Dengan menyusun kurikulum sesuai dengan budaya,
kebutuhan, dan kondisi masyarakat, Sekolah Rakyat tersebut diharapkan bisa
membangkitkan kesadaran rakyat untuk peduli dan kritis terhadap segala
persoalan yang terjadi dalam lingkungan mereka.
Sebut saja seperti persoalan kemiskinan maupun penindasan
yang dilakukan penguasa terhadap mereka. Caranya adalah melalui sebuah
pembangunan berpikir yang mampu memecahkan persoalan-persoalan yang ada dalam
dirinya, yang selanjutnya dibenturkan dengan realitas pahit yang mereka alami.

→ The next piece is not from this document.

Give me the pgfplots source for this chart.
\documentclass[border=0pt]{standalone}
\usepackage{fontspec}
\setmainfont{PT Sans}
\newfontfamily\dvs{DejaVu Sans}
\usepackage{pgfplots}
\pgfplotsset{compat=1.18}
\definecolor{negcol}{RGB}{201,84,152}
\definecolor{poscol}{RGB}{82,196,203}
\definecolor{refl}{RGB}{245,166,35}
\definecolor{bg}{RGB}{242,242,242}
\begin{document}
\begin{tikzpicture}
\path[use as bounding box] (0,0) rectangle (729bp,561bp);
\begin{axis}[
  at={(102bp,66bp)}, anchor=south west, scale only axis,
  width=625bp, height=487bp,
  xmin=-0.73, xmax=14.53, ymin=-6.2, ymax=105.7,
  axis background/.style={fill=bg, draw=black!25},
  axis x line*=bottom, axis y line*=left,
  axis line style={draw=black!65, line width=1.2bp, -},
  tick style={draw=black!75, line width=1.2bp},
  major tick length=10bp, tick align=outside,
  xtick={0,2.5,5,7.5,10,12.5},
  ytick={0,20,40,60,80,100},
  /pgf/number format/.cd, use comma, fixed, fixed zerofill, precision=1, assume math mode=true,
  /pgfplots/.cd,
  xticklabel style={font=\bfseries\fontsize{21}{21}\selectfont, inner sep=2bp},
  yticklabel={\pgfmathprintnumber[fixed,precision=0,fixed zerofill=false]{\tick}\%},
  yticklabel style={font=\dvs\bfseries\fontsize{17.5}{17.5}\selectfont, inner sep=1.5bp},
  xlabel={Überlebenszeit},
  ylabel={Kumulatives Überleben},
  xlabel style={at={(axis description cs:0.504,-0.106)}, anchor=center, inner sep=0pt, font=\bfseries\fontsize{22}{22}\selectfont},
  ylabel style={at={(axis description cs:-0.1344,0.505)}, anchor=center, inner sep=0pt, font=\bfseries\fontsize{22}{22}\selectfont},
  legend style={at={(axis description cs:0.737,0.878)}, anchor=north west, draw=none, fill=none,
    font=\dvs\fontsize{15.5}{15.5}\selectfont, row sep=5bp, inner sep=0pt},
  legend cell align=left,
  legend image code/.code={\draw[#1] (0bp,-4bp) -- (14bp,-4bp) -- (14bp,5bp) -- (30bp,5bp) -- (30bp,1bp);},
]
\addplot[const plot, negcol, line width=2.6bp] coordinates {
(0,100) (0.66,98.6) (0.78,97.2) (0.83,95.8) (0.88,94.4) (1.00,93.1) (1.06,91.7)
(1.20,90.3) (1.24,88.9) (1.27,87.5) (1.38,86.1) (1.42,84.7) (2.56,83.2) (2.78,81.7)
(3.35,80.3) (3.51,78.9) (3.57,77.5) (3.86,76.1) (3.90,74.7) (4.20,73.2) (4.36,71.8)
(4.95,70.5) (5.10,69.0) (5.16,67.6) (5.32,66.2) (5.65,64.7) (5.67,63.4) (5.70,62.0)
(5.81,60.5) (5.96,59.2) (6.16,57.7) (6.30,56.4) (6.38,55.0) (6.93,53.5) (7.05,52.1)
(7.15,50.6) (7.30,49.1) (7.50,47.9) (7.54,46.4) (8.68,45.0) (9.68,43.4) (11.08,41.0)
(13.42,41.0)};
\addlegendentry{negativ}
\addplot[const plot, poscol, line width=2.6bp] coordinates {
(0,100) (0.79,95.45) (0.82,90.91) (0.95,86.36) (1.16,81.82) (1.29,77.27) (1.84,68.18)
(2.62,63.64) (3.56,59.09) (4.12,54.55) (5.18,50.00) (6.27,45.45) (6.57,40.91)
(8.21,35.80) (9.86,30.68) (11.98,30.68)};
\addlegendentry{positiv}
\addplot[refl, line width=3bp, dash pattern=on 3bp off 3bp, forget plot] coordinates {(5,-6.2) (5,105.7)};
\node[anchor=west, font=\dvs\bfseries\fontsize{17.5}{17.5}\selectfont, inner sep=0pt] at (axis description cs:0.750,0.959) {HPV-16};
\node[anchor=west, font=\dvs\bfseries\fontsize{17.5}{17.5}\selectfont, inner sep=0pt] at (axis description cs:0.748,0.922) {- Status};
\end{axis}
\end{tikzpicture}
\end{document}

Salah satu contoh dari Sekolah alternatif yang ada di
Indonesia adalah Cahaya Anak Negeri, sebuah wadah kegiatan dan pendidikan untuk
membantu anak jalanan meraih cta-cita. Adalah Andi Suhandi dan Nadiah Abidin,
aktor di balik lahirnya sekolah jalanan tersebut. Mereka mendirikan sekolah
tersebut bermula dari keprihatinan terhadap pendidikan dan masa depan anak-anak
jalanan di Kota Bekasi.
Sekolah seperti Cahaya Anak Negeri ini perlu dan
semestinya untuk didukung keberadaannya. Agar ke depannya, pemandangan
anak-anak jalanan yang berlarian jika dikejar Satuan Polisi Pamong Praja
(Satpol PP) atau anak yang mengulurkan tangan untuk mengisi isi perutnya tak
terlihat lagi dengan hadirnya sekolah-sekolah alternatif untuk mereka.

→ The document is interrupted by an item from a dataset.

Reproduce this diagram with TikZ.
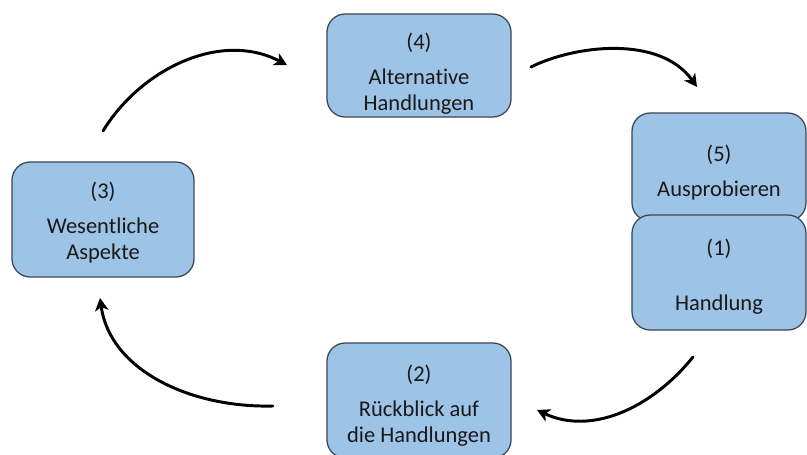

Jika mencerdaskan kehidupan bangsa diukur dari banyaknya
sarjana, maka rakyat yang memilih Sekolah Rakyat tidak akan mampu untuk
mewujudkannya. Akan tetapi, jika mencerdaskan kehidupan bangsa diukur dari
kemajuan pola berpikir rakyat Indonesia, maka Sekolah Rakyat bisa dan mampu
untuk mewujudkan itu.
Permasalahan pendidikan bukanlah tugas pokok pemerintah
semata, akan tetapi juga pada rakyat yang sadar untuk mewujudkan nilai-nilai
demokrasi dalam ranah pendidikan. Terwujudnya pendidikan yang bisa diakses oleh
seluruh rakyat Indonesia, tanpa diskriminasi, pendidikan yang tak kenal
golongan adalah wujud nyata realisasi konsitusi negara di bidang pendidikan
seperti yang diamanatkan pada Pasal 31 Ayat 1.